Pandemic prompts rethinking education

January 31, 2021

From the January-February 2021 issue of News & Letters

Detroit—As schools and colleges resume after the holiday break, both students and teachers are rebelling against the mis-education the mis-handled pandemic has wrought. The majority of the 24 children in a fourth-grade class in Detroit—Black, Latinx and white students—have not tuned in to their virtual class. They’ve dropped out. Their young teacher, in a desperate effort to engage them, tells the two or three who are doing their work, “You can’t talk now”—which discourages them further.

In Chicago, Mayor Lori Lightfoot ordered teachers and students back to classrooms on the grounds that remote learning was leaving disproportionate numbers of Black and Latinx students behind. But Brentano Elementary School teachers worked outdoors in sub-freezing temperatures because they did not think their building had adequate COVID-19 safety practices.

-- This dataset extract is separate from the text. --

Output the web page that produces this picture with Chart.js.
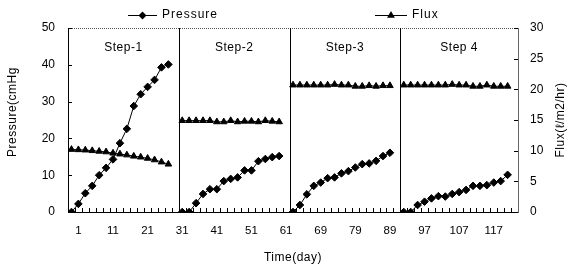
<!DOCTYPE html>
<html><head><meta charset="utf-8">
<script src="https://cdn.jsdelivr.net/npm/chart.js@4/dist/chart.umd.min.js"></script>
<style>html,body{margin:0;padding:0;background:#fff;}canvas{display:block;}</style>
</head><body>
<canvas id="c" width="574" height="271"></canvas>
<script>
// ---- data ----
const xTickLabels = ['1','11','21','31','41','51','61','69','79','89','97','107','117'];
const xTickSlots = [1,6,11,16,21,26,31,36,41,46,51,56,61];
const slotCount = 65;
const stepNames = ['Step-1','Step-2','Step-3','Step 4'];
const stepStartSlots = [0,16,32,48];

const pressureStep1 = [0, 2.2, 5.1, 7.1, 10.0, 12.0, 14.3, 18.7, 22.6, 28.8, 32.0, 34.0, 35.9, 39.3, 40.1];
const pressureStep2 = [0, 0, 2.4, 4.9, 6.2, 6.2, 8.4, 9.0, 9.4, 11.3, 11.3, 13.8, 14.4, 14.9, 15.2];
const pressureStep3 = [0, 1.9, 4.8, 7.1, 8.0, 9.2, 9.4, 10.5, 11.1, 12.1, 13.0, 13.2, 13.9, 15.2, 16.1];
const pressureStep4 = [0, 0, 1.9, 2.8, 3.7, 4.3, 4.2, 4.9, 5.4, 6.0, 7.1, 7.1, 7.3, 8.0, 8.4, 10.1];

const fluxStep1 = [10.2, 10.15, 10.1, 10.0, 9.9, 9.8, 9.6, 9.45, 9.3, 9.1, 8.95, 8.75, 8.5, 8.15, 7.8];
const fluxStep2 = [14.9, 14.9, 14.9, 14.9, 14.9, 14.7, 14.7, 14.9, 14.7, 14.8, 14.8, 14.7, 14.9, 14.8, 14.7];
const fluxStep3 = [20.7, 20.7, 20.7, 20.7, 20.7, 20.7, 20.8, 20.7, 20.7, 20.5, 20.5, 20.6, 20.5, 20.6, 20.6];
const fluxStep4 = [20.7, 20.7, 20.7, 20.7, 20.7, 20.7, 20.7, 20.8, 20.7, 20.7, 20.5, 20.5, 20.7, 20.5, 20.5, 20.5];

// ---- build ----
function buildSeries(steps) {
  const pts = [];
  steps.forEach((vals, s) => {
    vals.forEach((v, i) => pts.push({x: stepStartSlots[s] + i, y: v}));
    pts.push({x: stepStartSlots[s] + vals.length, y: null});
  });
  return pts;
}
const FONT = "'Liberation Sans', Arial, sans-serif";

function marker(ctx, style, cx, cy, r) {
  ctx.beginPath();
  if (style === 'rectRot') {
    ctx.moveTo(cx - r, cy); ctx.lineTo(cx, cy - r); ctx.lineTo(cx + r, cy); ctx.lineTo(cx, cy + r);
  } else {
    for (let k = 0; k < 3; k++) {
      const a = k * 2 * Math.PI / 3;
      const px = cx + Math.sin(a) * r, py = cy - Math.cos(a) * r;
      if (k === 0) ctx.moveTo(px, py); else ctx.lineTo(px, py);
    }
  }
  ctx.closePath(); ctx.fill();
}

const decor = {
  id: 'decor',
  afterDraw(chart) {
    const {ctx, chartArea: a, scales: {x, y, y1}} = chart;
    ctx.save();
    ctx.lineWidth = 1;
    // top dotted border
    ctx.strokeStyle = '#555';
    ctx.setLineDash([1, 1]);
    ctx.beginPath(); ctx.moveTo(a.left, a.top + 0.5); ctx.lineTo(a.right, a.top + 0.5); ctx.stroke();
    ctx.setLineDash([]);
    ctx.strokeStyle = '#000';
    // step separators
    stepStartSlots.slice(1).forEach(s => {
      const px = Math.round(x.getPixelForValue(s - 0.5)) + 0.5;
      ctx.beginPath(); ctx.moveTo(px, a.top); ctx.lineTo(px, a.bottom); ctx.stroke();
    });
    // inward tick marks
    ctx.beginPath();
    for (let k = 1; k < slotCount; k++) {
      const px = Math.round(x.getPixelForValue(k - 0.5)) + 0.5;
      ctx.moveTo(px, a.bottom); ctx.lineTo(px, a.bottom - 4);
    }
    y.ticks.forEach(t => {
      const py = Math.round(y.getPixelForValue(t.value)) + 0.5;
      ctx.moveTo(a.left, py); ctx.lineTo(a.left + 4, py);
    });
    y1.ticks.forEach(t => {
      const py = Math.round(y1.getPixelForValue(t.value)) + 0.5;
      ctx.moveTo(a.right, py); ctx.lineTo(a.right - 4, py);
    });
    ctx.stroke();
    // step labels
    const edges = [-0.5, ...stepStartSlots.slice(1).map(s => s - 0.5), slotCount - 0.5];
    ctx.fillStyle = '#000';
    ctx.font = '12px ' + FONT;
    ctx.letterSpacing = '0.5px';
    ctx.textAlign = 'center'; ctx.textBaseline = 'middle';
    stepNames.forEach((n, i) => {
      const cx = (x.getPixelForValue(edges[i]) + x.getPixelForValue(edges[i + 1])) / 2;
      ctx.fillText(n, cx, a.top + 20);
    });
    // axis titles
    ctx.letterSpacing = '0.5px';
    ctx.save(); ctx.translate(13, 112); ctx.rotate(-Math.PI / 2);
    ctx.fillText('Pressure(cmHg', 0, 0); ctx.restore();
    ctx.save(); ctx.translate(561, 120); ctx.rotate(-Math.PI / 2);
    ctx.fillText('Flux(ℓ/m2/hr)', 0, 0); ctx.restore();
    ctx.fillText('Time(day)', (a.left + a.right) / 2, 258);
    // legend
    ctx.letterSpacing = '1px';
    ctx.textAlign = 'left';
    const items = [
      {label: 'Pressure', style: 'rectRot', x0: 128, x1: 157, r: 4},
      {label: 'Flux', style: 'triangle', x0: 375, x1: 407, r: 4.5}
    ];
    items.forEach(it => {
      const ly = 15;
      ctx.beginPath(); ctx.moveTo(it.x0, ly + 0.5); ctx.lineTo(it.x1, ly + 0.5); ctx.stroke();
      marker(ctx, it.style, (it.x0 + it.x1) / 2, ly + 0.5, it.r);
      ctx.fillText(it.label, it.x1 + 5, ly);
    });
    ctx.restore();
  }
};

new Chart(document.getElementById('c'), {
  type: 'line',
  data: {
    datasets: [
      {
        label: 'Pressure', yAxisID: 'y',
        data: buildSeries([pressureStep1, pressureStep2, pressureStep3, pressureStep4]),
        borderColor: '#000', backgroundColor: '#000', borderWidth: 1,
        pointStyle: 'rectRot', pointRadius: 3.8, pointBorderWidth: 1,
        pointBorderColor: '#000', pointBackgroundColor: '#000',
        tension: 0, spanGaps: false
      },
      {
        label: 'Flux', yAxisID: 'y1',
        data: buildSeries([fluxStep1, fluxStep2, fluxStep3, fluxStep4]),
        borderColor: '#000', backgroundColor: '#000', borderWidth: 1,
        pointStyle: 'triangle', pointRadius: 3.8, pointBorderWidth: 1,
        pointBorderColor: '#000', pointBackgroundColor: '#000',
        tension: 0, spanGaps: false
      }
    ]
  },
  options: {
    responsive: false, animation: false, devicePixelRatio: 1,
    layout: {padding: {top: 28, left: 0, right: 0, bottom: 0}},
    plugins: {legend: {display: false}, tooltip: {enabled: false}},
    scales: {
      x: {
        type: 'linear', min: -0.5, max: slotCount - 0.5,
        afterBuildTicks: sc => { sc.ticks = xTickSlots.map(v => ({value: v})); },
        afterFit: sc => { sc.height = 59; },
        ticks: {autoSkip: false, maxRotation: 0, minRotation: 0,
          callback: (v, i) => xTickLabels[i],
          color: '#000', font: {family: FONT, size: 11.5}, padding: 12},
        grid: {drawOnChartArea: false, drawTicks: false},
        border: {color: '#000', width: 1}
      },
      y: {
        position: 'left', min: 0, max: 50,
        afterFit: sc => { sc.width = 68; },
        ticks: {stepSize: 10, color: '#000', font: {family: FONT, size: 12}, padding: 13},
        grid: {drawOnChartArea: false, drawTicks: false},
        border: {color: '#000', width: 1}
      },
      y1: {
        position: 'right', min: 0, max: 30,
        afterFit: sc => { sc.width = 56; },
        ticks: {stepSize: 5, color: '#000', font: {family: FONT, size: 12}, padding: 12},
        grid: {drawOnChartArea: false, drawTicks: false},
        border: {color: '#666', width: 1, dash: [1, 1]}
      }
    }
  },
  plugins: [decor]
});
</script>
</body></html>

Mayor Lightfoot is not wrong to state that remote learning is alienating increasingly large numbers of students. But Chicago teachers feel that the decision to re-open at this time—as COVID-19 cases are rising nationwide after the holiday travels—is not supported by data and is disrespectful to staff and students. “I also want them to stop using equity as an excuse to open buildings when it’s really not safe. That’s not what equity is,” said one teacher.

POLICY OVER SAFETY

Teachers, parents and students all across the country report similar concerns about student engagement and motivation, beyond the frustrations of technology failures. But some are generating better ideas. One Michigan school superintendent advocates individualized learning for all students, which would require everything from legislation to more funds,` to a changed mindset. Another former teacher’s philosophical approach, shared on Facebook, is even more deeply grounded in the students’ needs:

“In our determination to ‘catch them up,’ I fear that we will lose who they are and what they have learned during this unprecedented era. What on earth are we trying to catch them up on?…When the children return to school, they will have returned with a new history that we will need to help them identify and make sense of. When the children return to school, we will need to listen to them. Let their stories be told. They have endured a year that has no parallel in modern times. There is no assessment that applies to who they are or what they have learned. Remember, their brains did not go into hibernation during this year…

LEARNING, NOT TESTING

“They need be given as many tools as we can provide to nurture resilience and help them adjust to a post pandemic world.… Our children have so much to share… This will help them—and us—achieve a lot more than can be measured by any assessment tool ever devised.”

The pandemic and the massive switch to virtual education upended the social and political foundation of education, placing question marks over curriculum, teaching and evaluation methods. Moreover, the deep divides in student achievement are much greater than technological inequities affecting poorer, Black and Brown children. Fundamental assumptions underlying society’s financial support for education and the very purpose of schooling in the U.S. are up for debate.

Out of this mess comes an opportunity to address basic issues. Most immediately, educators can be thinking about ways to help students reflect and build on what they have learned, in school or out, and to figure out how to allow those experiences to “count.”